Arie wrote:
So? How does that prevent us from looking at a manufactured good as a service provided by the manufacturer, the service of manufacturing and providing the good?
Technically the manufacturer is providing a service, but the good itself isn't a service... It is a good, which is a rather relevant fact as, well... the economy needs goods to function.
Arie wrote:
Also, how does that make a service based economy less sustainable than a manufacturing based one? (that's the OP question), if that's what you're implying.
1) Because manufactured goods are, on average, one hundred times more capital intensive than services, and capital intensity is the core driver of living standards. The more is produced per head, the more every person involved in the production process gets remunerated, and the more people make on average.
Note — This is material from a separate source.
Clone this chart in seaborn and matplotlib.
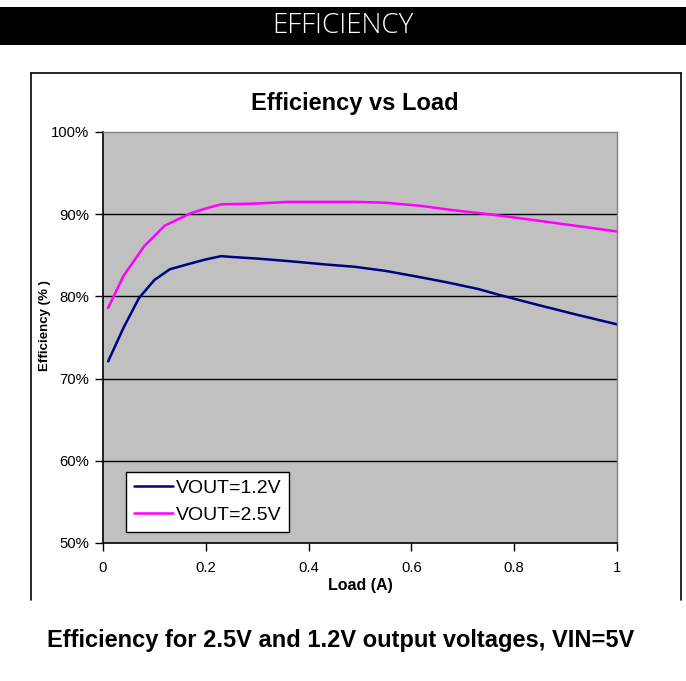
import numpy as np
import pandas as pd
import matplotlib
matplotlib.use("Agg")
import matplotlib.pyplot as plt
import seaborn as sns
from matplotlib.lines import Line2D
from matplotlib.patches import Rectangle

# ---- data ----
load_12 = [0.01, 0.04, 0.07, 0.10, 0.13, 0.17, 0.20, 0.23, 0.25, 0.30, 0.36, 0.43, 0.49, 0.55, 0.62, 0.67, 0.73, 0.77, 0.85, 0.92, 1.00]
eff_12  = [72.1, 76.2, 79.8, 82.0, 83.3, 84.0, 84.5, 84.9, 84.8, 84.6, 84.3, 83.9, 83.6, 83.1, 82.3, 81.7, 80.9, 80.2, 78.9, 77.8, 76.6]
load_25 = [0.01, 0.04, 0.08, 0.12, 0.17, 0.20, 0.23, 0.30, 0.36, 0.43, 0.49, 0.55, 0.62, 0.68, 0.75, 0.80, 0.86, 0.93, 1.00]
eff_25  = [78.6, 82.5, 86.1, 88.6, 90.1, 90.7, 91.2, 91.3, 91.5, 91.5, 91.5, 91.4, 91.0, 90.5, 90.0, 89.6, 89.1, 88.5, 87.9]
series_names = ["VOUT=1.2V", "VOUT=2.5V"]
series_colors = ["#000080", "#FF00FF"]
x_ticks = [0, 0.2, 0.4, 0.6, 0.8, 1]
x_ticklabels = ["0", "0.2", "0.4", "0.6", "0.8", "1"]
y_ticks = [50, 60, 70, 80, 90, 100]
y_ticklabels = ["50%", "60%", "70%", "80%", "90%", "100%"]

df = pd.concat([
    pd.DataFrame({"Load": load_12, "Eff": eff_12, "Series": series_names[0]}),
    pd.DataFrame({"Load": load_25, "Eff": eff_25, "Series": series_names[1]}),
], ignore_index=True)

sns.set_theme(style="white")
plt.rcParams["font.family"] = ["Liberation Sans", "DejaVu Sans"]
plt.rcParams["text.color"] = "black"
plt.rcParams["axes.labelcolor"] = "black"
plt.rcParams["xtick.color"] = "black"
plt.rcParams["ytick.color"] = "black"

W, H = 686, 681
fig = plt.figure(figsize=(W / 100, H / 100), dpi=100)

# top banner
fig.patches.append(Rectangle((0, 1 - 45 / H), 1, 38 / H, transform=fig.transFigure,
                             facecolor="black", edgecolor="none", zorder=0))
fig.text(343 / W, 1 - 26 / H, "EFFICIENCY", color="white", fontsize=20,
         ha="center", va="center", family=["Open Sans", "DejaVu Sans"], fontweight="light")

# outer chart frame (left, top, right)
fx0, fx1 = 31 / W, 681 / W
fy0, fy1 = 1 - 600 / H, 1 - 73 / H
for xs, ys in [((fx0, fx0), (fy0, fy1)), ((fx0, fx1), (fy1, fy1)), ((fx1, fx1), (fy0, fy1))]:
    fig.add_artist(Line2D(xs, ys, transform=fig.transFigure, color="black", lw=1.2))

ax = fig.add_axes([103 / W, 1 - 543 / H, (617 - 103) / W, (543 - 132) / H])
ax.set_facecolor("#C0C0C0")

sns.lineplot(data=df, x="Load", y="Eff", hue="Series", palette=series_colors,
             hue_order=series_names, linewidth=1.8, ax=ax, sort=False, legend=True)

ax.set_xlim(0, 1)
ax.set_ylim(50, 100)
ax.set_xticks(x_ticks)
ax.set_xticklabels(x_ticklabels)
ax.set_yticks(y_ticks)
ax.set_yticklabels(y_ticklabels)
for yv in y_ticks[1:-1]:
    ax.axhline(yv, color="black", lw=1.0, zorder=1)

ax.tick_params(axis="both", which="both", direction="out", length=6, width=1,
               color="black", labelsize=10.7, labelcolor="black",
               bottom=True, left=True)
ax.tick_params(axis="x", pad=7)
ax.tick_params(axis="y", pad=4)
for s in ["left", "bottom"]:
    ax.spines[s].set_color("black")
    ax.spines[s].set_linewidth(1.2)
for s in ["right", "top"]:
    ax.spines[s].set_color("#808080")
    ax.spines[s].set_linewidth(1.0)

ax.set_title("Efficiency vs Load", fontsize=17, fontweight="bold", pad=16, x=0.49,
             color="black")
ax.set_xlabel("Load (A)", fontsize=11.5, fontweight="bold", labelpad=2)
ax.set_ylabel("Efficiency (% )", fontsize=9.5, fontweight="bold", labelpad=2)
ax.yaxis.set_label_coords(-0.101, 0.53)

leg = ax.legend(loc="lower left", bbox_to_anchor=(23 / 514, 11 / 411), fontsize=14,
                frameon=True, fancybox=False, handlelength=2.0, handletextpad=0.15,
                borderpad=0.4, labelspacing=0.5, borderaxespad=0)
leg.get_frame().set_facecolor("white")
leg.get_frame().set_edgecolor("black")
leg.get_frame().set_linewidth(1.0)
leg.get_frame().set_alpha(1)
for t in leg.get_texts():
    t.set_color("black")

fig.text(341 / W, 1 - 641 / H, "Efficiency for 2.5V and 1.2V output voltages, VIN=5V",
         fontsize=17, fontweight="bold", ha="center", va="center", color="black")

fig.savefig("out.png", dpi=100)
2) Because nearly all services are meant as support for the supply chain of goods, and those that aren't use goods in their execution. Try cutting hair without scissors.
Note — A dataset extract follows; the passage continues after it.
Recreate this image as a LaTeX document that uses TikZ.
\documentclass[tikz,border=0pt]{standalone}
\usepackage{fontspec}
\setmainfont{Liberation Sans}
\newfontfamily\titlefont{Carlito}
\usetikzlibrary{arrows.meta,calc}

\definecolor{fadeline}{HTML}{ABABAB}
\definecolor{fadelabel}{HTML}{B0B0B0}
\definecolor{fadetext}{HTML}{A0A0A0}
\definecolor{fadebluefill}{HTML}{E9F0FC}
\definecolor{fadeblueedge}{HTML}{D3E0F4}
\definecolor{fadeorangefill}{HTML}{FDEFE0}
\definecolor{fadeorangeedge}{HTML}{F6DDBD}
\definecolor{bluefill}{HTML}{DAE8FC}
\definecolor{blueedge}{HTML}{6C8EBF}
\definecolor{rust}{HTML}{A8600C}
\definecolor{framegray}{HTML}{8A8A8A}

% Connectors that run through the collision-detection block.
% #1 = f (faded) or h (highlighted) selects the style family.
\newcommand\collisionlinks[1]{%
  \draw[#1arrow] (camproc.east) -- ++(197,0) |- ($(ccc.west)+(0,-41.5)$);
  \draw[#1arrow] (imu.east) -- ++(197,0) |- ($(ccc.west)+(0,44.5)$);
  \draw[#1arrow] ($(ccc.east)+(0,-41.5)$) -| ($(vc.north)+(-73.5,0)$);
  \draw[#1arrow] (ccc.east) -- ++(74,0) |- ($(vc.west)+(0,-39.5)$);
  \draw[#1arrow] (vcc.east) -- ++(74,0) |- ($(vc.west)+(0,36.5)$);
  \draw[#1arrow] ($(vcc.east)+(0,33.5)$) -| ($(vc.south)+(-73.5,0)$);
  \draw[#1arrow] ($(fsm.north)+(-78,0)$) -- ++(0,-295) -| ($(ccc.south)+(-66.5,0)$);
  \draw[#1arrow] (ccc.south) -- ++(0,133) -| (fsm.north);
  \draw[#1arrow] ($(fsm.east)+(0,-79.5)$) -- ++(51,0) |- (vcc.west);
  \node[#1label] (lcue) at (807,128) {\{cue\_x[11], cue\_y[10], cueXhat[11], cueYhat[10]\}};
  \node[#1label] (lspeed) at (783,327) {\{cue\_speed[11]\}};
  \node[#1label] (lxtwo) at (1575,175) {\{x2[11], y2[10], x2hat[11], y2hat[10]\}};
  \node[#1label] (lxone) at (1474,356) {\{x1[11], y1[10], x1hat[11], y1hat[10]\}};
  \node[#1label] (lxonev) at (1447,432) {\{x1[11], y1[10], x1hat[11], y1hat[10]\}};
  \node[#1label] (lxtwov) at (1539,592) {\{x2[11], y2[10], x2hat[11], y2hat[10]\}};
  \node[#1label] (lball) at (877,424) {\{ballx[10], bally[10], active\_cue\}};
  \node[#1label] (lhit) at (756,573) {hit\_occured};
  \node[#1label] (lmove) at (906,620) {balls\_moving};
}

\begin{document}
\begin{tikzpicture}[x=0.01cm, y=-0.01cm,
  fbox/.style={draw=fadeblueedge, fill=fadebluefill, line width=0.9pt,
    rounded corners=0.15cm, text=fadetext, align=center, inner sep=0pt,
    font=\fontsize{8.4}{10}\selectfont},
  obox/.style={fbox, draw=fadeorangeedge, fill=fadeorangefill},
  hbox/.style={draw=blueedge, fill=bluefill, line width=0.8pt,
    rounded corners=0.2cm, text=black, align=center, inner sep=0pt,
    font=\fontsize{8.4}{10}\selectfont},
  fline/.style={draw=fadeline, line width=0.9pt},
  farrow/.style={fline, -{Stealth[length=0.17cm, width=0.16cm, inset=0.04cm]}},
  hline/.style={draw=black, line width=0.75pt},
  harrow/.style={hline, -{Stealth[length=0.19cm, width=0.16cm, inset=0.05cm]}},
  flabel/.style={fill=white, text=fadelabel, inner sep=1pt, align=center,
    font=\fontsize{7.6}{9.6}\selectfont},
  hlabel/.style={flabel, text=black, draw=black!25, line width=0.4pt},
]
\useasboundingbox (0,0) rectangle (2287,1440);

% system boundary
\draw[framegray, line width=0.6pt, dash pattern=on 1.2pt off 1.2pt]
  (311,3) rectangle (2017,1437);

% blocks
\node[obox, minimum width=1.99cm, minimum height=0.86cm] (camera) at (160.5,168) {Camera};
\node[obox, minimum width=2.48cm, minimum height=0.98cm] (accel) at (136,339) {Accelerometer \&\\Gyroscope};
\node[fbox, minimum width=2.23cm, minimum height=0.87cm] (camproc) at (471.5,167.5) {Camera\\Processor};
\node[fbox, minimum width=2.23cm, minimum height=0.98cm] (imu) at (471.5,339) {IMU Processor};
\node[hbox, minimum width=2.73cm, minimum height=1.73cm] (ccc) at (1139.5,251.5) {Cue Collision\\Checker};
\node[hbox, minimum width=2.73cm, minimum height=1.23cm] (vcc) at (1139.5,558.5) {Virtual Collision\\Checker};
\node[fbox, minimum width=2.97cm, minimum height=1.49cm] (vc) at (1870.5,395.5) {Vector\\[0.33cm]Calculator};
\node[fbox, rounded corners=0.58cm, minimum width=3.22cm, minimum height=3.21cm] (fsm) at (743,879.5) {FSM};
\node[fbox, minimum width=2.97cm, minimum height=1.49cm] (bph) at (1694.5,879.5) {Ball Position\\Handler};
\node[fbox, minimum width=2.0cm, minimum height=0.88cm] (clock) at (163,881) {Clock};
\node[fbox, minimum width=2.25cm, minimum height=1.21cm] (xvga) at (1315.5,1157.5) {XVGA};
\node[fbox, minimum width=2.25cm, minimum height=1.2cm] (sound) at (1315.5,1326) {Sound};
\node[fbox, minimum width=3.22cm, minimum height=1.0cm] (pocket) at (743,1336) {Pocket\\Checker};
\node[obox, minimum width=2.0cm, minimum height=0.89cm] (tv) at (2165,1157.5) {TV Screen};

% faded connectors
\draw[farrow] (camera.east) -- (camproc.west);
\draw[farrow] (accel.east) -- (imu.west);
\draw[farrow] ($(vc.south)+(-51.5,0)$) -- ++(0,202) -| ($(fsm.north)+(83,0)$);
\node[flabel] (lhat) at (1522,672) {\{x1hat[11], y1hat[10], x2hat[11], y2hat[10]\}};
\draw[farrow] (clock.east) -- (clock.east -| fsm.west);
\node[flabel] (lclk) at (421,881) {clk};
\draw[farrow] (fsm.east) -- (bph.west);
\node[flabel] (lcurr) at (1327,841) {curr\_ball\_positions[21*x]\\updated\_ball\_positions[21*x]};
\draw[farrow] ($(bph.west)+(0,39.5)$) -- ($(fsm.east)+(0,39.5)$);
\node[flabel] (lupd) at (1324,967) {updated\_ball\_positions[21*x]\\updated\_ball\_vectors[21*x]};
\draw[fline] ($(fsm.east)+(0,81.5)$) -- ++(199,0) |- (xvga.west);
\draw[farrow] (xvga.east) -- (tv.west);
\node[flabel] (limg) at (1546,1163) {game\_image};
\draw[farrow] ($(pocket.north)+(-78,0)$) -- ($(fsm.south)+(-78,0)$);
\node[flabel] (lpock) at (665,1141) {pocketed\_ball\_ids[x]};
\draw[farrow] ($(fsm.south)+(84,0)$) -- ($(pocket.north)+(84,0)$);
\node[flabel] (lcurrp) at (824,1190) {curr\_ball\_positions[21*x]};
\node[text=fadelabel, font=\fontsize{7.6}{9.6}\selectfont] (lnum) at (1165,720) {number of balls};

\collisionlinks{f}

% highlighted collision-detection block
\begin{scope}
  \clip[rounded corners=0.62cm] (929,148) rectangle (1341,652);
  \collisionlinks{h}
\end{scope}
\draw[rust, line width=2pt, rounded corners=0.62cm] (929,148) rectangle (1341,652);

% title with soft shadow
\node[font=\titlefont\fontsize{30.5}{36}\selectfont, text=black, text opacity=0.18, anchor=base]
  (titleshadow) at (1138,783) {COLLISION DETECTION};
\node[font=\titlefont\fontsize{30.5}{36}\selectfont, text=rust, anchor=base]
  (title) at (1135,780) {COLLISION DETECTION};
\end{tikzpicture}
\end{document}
3) Because a properly functioning economy uses the whole range of goods and services available worldwide, which must be either produced or imported. In order to import goods, something must be exported to balance it out, and there are very, very few services that produce enough export receipts to make the imbalance whole.
4) While this doesn't speak much to the sustainability of it, a service-based economy breeds inequality, because payscales are much steeper in white-collar industries as opposed to blue-collar ones.
EDIT- this is my answer to the OP, as well.